--- Begin Data shown ---

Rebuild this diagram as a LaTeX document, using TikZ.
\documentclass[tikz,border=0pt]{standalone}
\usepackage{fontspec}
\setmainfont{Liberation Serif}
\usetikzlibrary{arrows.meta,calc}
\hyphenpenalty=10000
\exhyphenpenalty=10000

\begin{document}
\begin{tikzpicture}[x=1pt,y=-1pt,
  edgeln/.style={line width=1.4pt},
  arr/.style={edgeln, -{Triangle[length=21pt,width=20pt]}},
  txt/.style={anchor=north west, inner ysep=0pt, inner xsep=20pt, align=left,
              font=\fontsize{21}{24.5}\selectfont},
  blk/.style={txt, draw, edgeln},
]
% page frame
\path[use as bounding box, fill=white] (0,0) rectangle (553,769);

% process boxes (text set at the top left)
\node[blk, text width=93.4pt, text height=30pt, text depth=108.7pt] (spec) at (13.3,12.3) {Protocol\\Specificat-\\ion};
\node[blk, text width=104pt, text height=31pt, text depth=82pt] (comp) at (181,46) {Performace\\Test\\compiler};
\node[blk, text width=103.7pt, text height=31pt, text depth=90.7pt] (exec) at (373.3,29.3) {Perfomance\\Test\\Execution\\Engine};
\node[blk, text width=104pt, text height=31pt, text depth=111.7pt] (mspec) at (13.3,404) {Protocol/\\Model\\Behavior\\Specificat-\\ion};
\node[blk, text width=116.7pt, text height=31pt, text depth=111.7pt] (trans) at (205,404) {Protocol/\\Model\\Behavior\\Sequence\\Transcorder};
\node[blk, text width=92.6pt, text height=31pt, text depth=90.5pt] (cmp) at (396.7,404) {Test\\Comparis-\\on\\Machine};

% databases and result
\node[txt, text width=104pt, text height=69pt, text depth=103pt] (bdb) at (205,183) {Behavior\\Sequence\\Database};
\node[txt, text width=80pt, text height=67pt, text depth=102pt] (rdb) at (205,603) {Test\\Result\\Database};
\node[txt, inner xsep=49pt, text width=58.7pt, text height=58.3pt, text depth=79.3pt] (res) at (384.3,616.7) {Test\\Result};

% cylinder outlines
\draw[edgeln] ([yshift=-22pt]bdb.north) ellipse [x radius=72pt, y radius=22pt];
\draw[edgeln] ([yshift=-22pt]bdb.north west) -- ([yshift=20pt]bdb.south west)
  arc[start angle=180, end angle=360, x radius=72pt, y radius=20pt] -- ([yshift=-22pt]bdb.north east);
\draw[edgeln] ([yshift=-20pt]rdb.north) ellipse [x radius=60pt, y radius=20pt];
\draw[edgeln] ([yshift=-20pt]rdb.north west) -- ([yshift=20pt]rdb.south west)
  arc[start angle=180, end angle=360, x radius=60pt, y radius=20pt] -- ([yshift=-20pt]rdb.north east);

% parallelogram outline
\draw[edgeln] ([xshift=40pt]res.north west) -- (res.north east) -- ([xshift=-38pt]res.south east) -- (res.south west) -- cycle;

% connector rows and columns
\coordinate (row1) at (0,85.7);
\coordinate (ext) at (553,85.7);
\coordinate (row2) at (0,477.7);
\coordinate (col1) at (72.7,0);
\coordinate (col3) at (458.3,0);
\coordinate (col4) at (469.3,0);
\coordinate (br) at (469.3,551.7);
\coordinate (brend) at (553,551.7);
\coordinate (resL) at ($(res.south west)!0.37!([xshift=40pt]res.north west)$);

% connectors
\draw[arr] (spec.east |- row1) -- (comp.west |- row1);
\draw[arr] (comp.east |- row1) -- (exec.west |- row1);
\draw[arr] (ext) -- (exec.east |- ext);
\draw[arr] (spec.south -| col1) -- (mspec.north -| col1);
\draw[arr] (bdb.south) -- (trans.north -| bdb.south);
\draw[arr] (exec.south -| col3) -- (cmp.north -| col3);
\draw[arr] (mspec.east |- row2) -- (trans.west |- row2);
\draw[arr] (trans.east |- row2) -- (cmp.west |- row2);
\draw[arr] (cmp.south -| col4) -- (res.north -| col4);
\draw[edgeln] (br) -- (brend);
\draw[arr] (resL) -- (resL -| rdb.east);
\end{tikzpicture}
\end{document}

--- End Data shown ---

Exercise requirements » Restate, word for word and with nothing added, the lines from the first line of the listing through the one where "inner xsep=49pt, text" stands.

Output for this exercise »
Rebuild this diagram as a LaTeX document, using TikZ.
\documentclass[tikz,border=0pt]{standalone}
\usepackage{fontspec}
\setmainfont{Liberation Serif}
\usetikzlibrary{arrows.meta,calc}
\hyphenpenalty=10000
\exhyphenpenalty=10000

\begin{document}
\begin{tikzpicture}[x=1pt,y=-1pt,
  edgeln/.style={line width=1.4pt},
  arr/.style={edgeln, -{Triangle[length=21pt,width=20pt]}},
  txt/.style={anchor=north west, inner ysep=0pt, inner xsep=20pt, align=left,
              font=\fontsize{21}{24.5}\selectfont},
  blk/.style={txt, draw, edgeln},
]
% page frame
\path[use as bounding box, fill=white] (0,0) rectangle (553,769);

% process boxes (text set at the top left)
\node[blk, text width=93.4pt, text height=30pt, text depth=108.7pt] (spec) at (13.3,12.3) {Protocol\\Specificat-\\ion};
\node[blk, text width=104pt, text height=31pt, text depth=82pt] (comp) at (181,46) {Performace\\Test\\compiler};
\node[blk, text width=103.7pt, text height=31pt, text depth=90.7pt] (exec) at (373.3,29.3) {Perfomance\\Test\\Execution\\Engine};
\node[blk, text width=104pt, text height=31pt, text depth=111.7pt] (mspec) at (13.3,404) {Protocol/\\Model\\Behavior\\Specificat-\\ion};
\node[blk, text width=116.7pt, text height=31pt, text depth=111.7pt] (trans) at (205,404) {Protocol/\\Model\\Behavior\\Sequence\\Transcorder};
\node[blk, text width=92.6pt, text height=31pt, text depth=90.5pt] (cmp) at (396.7,404) {Test\\Comparis-\\on\\Machine};

% databases and result
\node[txt, text width=104pt, text height=69pt, text depth=103pt] (bdb) at (205,183) {Behavior\\Sequence\\Database};
\node[txt, text width=80pt, text height=67pt, text depth=102pt] (rdb) at (205,603) {Test\\Result\\Database};
\node[txt, inner xsep=49pt, text width=58.7pt, text height=58.3pt, text depth=79.3pt] (res) at (384.3,616.7) {Test\\Result};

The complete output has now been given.